_Work instructions_.
Below, find the line containing "Generate a component" and the line containing "XAxis, YAxis, ReferenceLine"; reproduce exactly those two and every line between them, omitting pictures.

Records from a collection
▶

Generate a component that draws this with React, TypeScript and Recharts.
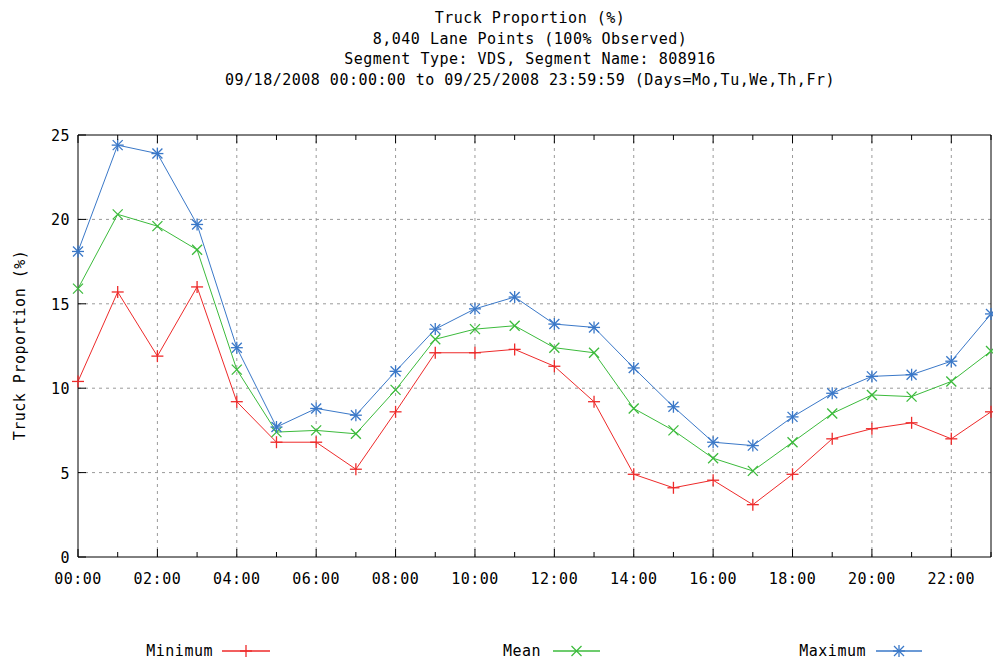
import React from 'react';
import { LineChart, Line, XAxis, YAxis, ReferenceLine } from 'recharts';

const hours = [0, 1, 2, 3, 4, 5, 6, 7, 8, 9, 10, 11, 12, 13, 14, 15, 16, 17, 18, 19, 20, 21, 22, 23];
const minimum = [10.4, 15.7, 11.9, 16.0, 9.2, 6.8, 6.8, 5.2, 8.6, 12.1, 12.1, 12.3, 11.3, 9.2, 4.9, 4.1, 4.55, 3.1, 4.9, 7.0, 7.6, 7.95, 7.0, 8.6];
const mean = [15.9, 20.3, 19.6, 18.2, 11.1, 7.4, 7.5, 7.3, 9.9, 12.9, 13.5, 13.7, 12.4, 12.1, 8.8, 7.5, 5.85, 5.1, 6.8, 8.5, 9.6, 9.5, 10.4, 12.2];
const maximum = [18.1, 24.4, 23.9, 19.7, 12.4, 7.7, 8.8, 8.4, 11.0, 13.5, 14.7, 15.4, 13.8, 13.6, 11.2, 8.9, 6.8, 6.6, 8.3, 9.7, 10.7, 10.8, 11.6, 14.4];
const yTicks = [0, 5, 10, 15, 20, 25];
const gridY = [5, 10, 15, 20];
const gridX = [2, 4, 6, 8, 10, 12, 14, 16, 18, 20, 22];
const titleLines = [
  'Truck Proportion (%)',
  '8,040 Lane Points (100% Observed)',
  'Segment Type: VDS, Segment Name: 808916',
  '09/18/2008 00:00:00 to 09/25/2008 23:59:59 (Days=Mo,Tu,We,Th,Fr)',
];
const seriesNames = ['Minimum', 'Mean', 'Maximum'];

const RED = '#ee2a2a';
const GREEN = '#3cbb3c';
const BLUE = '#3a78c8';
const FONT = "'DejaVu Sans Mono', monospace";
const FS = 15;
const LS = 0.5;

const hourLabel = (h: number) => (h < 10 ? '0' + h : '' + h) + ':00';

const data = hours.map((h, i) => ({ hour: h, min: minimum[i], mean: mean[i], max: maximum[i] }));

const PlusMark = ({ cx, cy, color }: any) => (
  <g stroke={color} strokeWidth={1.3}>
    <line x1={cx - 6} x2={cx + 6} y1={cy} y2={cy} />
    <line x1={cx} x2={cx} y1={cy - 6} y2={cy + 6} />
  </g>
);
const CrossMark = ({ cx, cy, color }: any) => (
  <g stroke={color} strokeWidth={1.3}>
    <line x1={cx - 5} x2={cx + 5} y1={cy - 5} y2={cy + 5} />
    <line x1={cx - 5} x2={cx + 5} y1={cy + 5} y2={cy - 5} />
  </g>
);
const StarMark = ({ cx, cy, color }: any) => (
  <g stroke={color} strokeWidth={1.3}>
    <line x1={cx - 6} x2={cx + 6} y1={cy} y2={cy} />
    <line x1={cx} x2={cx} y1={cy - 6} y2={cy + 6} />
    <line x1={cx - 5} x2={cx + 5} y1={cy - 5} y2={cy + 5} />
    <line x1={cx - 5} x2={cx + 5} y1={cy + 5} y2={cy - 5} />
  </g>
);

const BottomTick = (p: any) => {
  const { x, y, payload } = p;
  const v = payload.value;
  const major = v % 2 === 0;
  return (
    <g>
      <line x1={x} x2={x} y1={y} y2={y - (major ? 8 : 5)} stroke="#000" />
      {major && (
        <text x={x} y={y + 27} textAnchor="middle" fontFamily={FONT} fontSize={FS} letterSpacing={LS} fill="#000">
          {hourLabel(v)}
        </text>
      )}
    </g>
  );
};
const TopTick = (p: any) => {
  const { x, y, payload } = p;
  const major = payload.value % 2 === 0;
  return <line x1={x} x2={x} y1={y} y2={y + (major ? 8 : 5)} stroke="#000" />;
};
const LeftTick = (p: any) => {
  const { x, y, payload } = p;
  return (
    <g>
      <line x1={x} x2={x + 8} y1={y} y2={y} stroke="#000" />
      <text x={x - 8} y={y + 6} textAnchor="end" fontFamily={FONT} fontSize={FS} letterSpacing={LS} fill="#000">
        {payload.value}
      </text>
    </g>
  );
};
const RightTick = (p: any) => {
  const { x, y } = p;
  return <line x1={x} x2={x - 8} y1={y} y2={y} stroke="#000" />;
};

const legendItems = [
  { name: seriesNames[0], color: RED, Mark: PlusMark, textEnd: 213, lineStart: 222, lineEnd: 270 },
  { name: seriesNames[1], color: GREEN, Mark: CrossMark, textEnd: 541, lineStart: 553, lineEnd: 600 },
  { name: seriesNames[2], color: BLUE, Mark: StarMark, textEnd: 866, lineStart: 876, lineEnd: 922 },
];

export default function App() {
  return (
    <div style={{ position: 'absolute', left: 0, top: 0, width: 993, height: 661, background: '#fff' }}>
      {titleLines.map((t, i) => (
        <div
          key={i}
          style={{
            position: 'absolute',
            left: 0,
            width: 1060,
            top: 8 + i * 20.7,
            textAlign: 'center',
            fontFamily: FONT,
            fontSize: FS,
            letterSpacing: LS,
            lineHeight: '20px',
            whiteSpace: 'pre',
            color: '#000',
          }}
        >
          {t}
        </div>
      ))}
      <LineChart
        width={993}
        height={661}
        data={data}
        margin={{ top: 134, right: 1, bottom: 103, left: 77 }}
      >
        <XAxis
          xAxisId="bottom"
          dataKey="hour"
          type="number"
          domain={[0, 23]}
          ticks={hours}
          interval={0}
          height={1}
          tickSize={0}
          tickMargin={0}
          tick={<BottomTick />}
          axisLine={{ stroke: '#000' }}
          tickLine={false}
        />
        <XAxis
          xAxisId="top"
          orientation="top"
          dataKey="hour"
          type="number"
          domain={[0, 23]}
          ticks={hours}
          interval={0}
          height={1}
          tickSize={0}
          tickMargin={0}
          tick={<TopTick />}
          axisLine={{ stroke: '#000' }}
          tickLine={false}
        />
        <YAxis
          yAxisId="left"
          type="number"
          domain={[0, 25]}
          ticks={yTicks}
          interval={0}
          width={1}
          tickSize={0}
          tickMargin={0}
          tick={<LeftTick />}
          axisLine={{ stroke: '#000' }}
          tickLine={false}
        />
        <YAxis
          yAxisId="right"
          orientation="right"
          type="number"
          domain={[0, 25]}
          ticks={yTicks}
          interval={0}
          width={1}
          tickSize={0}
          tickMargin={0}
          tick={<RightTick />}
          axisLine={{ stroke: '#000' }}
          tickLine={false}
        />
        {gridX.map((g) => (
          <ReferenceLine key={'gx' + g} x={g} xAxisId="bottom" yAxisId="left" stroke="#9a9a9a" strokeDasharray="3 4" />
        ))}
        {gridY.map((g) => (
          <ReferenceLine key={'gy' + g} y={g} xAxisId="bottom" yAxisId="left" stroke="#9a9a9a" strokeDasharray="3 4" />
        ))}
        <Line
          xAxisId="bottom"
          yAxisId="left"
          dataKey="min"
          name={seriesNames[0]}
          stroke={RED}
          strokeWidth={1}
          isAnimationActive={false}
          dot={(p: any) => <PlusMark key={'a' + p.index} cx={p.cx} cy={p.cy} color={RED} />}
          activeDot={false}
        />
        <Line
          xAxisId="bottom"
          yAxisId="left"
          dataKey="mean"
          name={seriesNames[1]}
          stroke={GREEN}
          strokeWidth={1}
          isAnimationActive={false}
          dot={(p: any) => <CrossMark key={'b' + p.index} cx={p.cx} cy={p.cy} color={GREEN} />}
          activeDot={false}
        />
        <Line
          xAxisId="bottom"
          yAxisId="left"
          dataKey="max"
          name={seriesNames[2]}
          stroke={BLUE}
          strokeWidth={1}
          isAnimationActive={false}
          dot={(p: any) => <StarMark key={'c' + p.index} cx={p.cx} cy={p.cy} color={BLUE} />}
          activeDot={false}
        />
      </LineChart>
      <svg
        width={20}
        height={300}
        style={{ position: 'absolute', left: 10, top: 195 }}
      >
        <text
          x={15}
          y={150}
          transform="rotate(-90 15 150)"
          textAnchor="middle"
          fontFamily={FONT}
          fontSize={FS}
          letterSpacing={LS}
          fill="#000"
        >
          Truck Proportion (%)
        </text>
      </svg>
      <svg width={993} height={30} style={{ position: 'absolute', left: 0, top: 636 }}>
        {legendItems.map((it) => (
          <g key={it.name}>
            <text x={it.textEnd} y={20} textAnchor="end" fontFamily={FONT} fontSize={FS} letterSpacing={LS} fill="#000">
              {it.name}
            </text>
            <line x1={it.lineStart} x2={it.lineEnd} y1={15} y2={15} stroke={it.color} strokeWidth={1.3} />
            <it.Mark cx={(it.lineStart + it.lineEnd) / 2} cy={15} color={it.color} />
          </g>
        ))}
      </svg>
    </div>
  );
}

◀
▶

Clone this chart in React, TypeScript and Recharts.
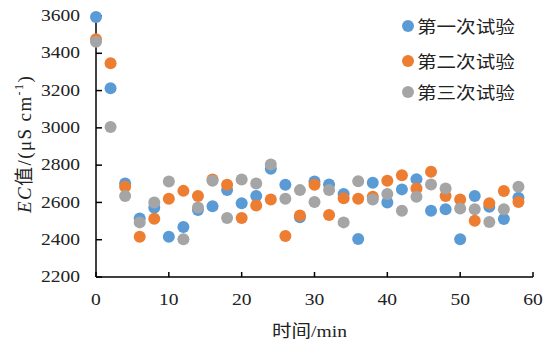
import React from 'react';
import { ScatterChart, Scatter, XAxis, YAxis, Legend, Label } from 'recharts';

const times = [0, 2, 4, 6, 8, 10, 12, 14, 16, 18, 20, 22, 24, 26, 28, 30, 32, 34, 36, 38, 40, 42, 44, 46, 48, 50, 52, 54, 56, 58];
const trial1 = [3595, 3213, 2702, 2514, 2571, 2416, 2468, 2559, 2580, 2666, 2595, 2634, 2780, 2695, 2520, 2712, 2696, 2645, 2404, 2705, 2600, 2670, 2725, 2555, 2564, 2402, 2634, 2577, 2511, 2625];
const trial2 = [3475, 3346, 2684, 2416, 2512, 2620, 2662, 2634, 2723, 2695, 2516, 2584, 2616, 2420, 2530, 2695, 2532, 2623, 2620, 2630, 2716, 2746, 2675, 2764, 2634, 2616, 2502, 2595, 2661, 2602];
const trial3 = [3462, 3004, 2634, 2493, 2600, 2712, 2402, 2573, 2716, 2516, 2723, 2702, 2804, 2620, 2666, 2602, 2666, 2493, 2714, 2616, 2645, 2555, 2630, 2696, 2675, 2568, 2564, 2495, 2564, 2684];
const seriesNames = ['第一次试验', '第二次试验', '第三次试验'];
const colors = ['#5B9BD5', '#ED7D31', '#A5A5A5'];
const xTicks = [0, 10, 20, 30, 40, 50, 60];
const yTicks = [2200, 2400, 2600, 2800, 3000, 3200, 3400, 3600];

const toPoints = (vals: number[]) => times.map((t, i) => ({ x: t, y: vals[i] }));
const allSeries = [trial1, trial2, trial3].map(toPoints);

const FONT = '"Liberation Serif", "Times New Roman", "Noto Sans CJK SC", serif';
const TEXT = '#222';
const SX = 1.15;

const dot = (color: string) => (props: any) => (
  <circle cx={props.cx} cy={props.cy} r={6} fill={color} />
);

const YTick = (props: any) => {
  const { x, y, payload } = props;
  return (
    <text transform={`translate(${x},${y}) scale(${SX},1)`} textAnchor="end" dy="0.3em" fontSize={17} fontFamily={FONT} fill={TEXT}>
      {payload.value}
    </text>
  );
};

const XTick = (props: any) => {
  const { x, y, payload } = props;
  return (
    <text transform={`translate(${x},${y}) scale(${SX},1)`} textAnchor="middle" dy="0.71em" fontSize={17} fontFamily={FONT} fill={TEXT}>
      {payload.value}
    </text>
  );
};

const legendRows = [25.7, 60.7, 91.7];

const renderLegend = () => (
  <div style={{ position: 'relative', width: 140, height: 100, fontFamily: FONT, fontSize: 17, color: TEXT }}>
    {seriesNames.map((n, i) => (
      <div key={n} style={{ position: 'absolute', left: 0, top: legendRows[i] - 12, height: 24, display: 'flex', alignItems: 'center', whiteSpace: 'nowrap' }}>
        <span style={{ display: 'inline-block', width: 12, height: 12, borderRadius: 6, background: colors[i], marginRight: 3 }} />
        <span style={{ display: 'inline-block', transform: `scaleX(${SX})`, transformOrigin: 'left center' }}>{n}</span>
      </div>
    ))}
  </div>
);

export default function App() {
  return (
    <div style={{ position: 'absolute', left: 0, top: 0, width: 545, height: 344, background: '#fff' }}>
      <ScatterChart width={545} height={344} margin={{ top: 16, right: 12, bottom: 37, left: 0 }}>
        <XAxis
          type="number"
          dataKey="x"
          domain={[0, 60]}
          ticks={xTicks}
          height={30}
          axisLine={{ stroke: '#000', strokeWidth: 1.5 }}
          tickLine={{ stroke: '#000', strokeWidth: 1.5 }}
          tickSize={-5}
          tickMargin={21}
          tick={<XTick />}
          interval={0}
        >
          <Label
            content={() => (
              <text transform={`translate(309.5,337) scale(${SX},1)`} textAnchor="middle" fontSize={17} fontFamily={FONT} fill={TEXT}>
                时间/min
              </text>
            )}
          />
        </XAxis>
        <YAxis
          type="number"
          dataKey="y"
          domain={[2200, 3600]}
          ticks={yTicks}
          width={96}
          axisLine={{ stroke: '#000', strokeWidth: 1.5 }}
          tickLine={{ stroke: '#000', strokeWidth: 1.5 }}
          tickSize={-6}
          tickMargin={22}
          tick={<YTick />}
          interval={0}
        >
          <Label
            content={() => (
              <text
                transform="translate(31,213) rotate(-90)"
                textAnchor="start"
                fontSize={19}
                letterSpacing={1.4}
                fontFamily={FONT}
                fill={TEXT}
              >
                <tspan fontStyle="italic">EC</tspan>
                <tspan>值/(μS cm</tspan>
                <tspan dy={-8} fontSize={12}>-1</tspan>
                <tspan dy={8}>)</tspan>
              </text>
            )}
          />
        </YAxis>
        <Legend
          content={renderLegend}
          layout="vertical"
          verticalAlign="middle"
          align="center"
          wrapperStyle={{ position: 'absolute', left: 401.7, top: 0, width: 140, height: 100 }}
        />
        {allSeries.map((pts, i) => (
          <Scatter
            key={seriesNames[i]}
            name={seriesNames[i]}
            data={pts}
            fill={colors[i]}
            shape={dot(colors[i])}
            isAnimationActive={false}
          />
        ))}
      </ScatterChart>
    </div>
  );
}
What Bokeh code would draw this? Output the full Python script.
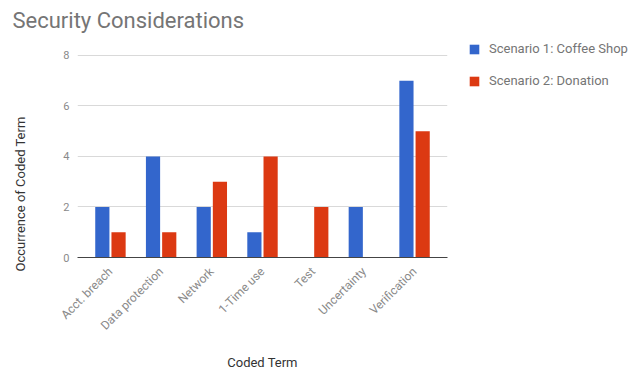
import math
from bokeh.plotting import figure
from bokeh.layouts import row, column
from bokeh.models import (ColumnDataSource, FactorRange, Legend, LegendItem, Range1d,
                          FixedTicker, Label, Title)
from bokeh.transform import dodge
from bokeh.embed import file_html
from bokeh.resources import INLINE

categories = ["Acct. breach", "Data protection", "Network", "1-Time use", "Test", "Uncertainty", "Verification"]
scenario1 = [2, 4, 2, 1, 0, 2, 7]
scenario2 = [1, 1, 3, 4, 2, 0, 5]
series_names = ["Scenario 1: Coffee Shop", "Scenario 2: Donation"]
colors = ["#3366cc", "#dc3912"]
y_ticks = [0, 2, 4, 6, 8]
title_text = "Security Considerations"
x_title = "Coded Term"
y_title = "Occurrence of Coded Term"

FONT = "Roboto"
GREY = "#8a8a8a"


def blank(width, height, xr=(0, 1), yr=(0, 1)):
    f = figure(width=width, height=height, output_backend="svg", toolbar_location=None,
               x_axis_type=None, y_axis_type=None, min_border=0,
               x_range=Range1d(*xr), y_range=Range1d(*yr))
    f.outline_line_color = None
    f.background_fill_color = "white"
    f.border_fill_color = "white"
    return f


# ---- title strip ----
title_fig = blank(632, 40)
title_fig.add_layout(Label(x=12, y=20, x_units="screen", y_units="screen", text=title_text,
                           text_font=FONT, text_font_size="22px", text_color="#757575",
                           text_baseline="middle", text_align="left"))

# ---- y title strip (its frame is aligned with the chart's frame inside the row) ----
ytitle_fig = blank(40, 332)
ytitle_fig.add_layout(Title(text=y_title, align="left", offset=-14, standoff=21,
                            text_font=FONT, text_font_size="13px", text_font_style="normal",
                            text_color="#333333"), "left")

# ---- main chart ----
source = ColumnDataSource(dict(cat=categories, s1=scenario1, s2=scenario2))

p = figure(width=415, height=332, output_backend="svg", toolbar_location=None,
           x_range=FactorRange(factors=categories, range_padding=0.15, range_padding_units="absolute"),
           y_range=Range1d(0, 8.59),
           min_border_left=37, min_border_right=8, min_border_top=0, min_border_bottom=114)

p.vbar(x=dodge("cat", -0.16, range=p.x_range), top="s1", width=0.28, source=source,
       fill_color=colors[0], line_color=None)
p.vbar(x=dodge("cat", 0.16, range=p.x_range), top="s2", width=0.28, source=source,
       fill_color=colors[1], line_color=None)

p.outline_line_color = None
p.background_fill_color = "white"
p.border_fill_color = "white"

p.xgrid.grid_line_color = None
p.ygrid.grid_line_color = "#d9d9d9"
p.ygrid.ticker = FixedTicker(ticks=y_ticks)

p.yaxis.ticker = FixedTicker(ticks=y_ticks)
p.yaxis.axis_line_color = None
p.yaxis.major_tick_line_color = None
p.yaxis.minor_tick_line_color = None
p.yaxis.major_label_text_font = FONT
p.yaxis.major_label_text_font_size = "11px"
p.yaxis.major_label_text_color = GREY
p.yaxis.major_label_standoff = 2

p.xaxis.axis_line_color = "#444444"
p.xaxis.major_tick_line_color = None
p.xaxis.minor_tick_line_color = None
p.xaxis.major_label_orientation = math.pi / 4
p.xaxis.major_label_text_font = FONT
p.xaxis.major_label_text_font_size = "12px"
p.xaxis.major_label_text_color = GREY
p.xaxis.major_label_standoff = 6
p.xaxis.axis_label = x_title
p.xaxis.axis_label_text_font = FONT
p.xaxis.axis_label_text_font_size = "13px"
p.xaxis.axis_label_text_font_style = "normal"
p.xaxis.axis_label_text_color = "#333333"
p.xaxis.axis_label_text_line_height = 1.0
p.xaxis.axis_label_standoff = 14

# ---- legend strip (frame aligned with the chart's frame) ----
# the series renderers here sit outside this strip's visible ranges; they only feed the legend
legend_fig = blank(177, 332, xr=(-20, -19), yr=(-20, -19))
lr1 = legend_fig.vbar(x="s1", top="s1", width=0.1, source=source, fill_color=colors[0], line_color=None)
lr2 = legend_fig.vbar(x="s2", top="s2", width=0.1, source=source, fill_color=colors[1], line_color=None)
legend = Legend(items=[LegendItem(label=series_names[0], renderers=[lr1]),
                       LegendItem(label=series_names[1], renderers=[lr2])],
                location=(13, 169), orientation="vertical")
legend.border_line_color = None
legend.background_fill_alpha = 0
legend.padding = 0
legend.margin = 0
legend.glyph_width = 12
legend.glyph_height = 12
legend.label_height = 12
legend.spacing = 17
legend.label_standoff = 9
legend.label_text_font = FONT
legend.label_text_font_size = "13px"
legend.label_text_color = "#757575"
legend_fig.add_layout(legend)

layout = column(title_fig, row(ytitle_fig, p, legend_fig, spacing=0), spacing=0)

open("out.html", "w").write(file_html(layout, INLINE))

◀

_Solved exercise_.
Generate a component that draws this with React, TypeScript and Recharts.
import React from 'react';
import { LineChart, Line, XAxis, YAxis, ReferenceLine } from 'recharts';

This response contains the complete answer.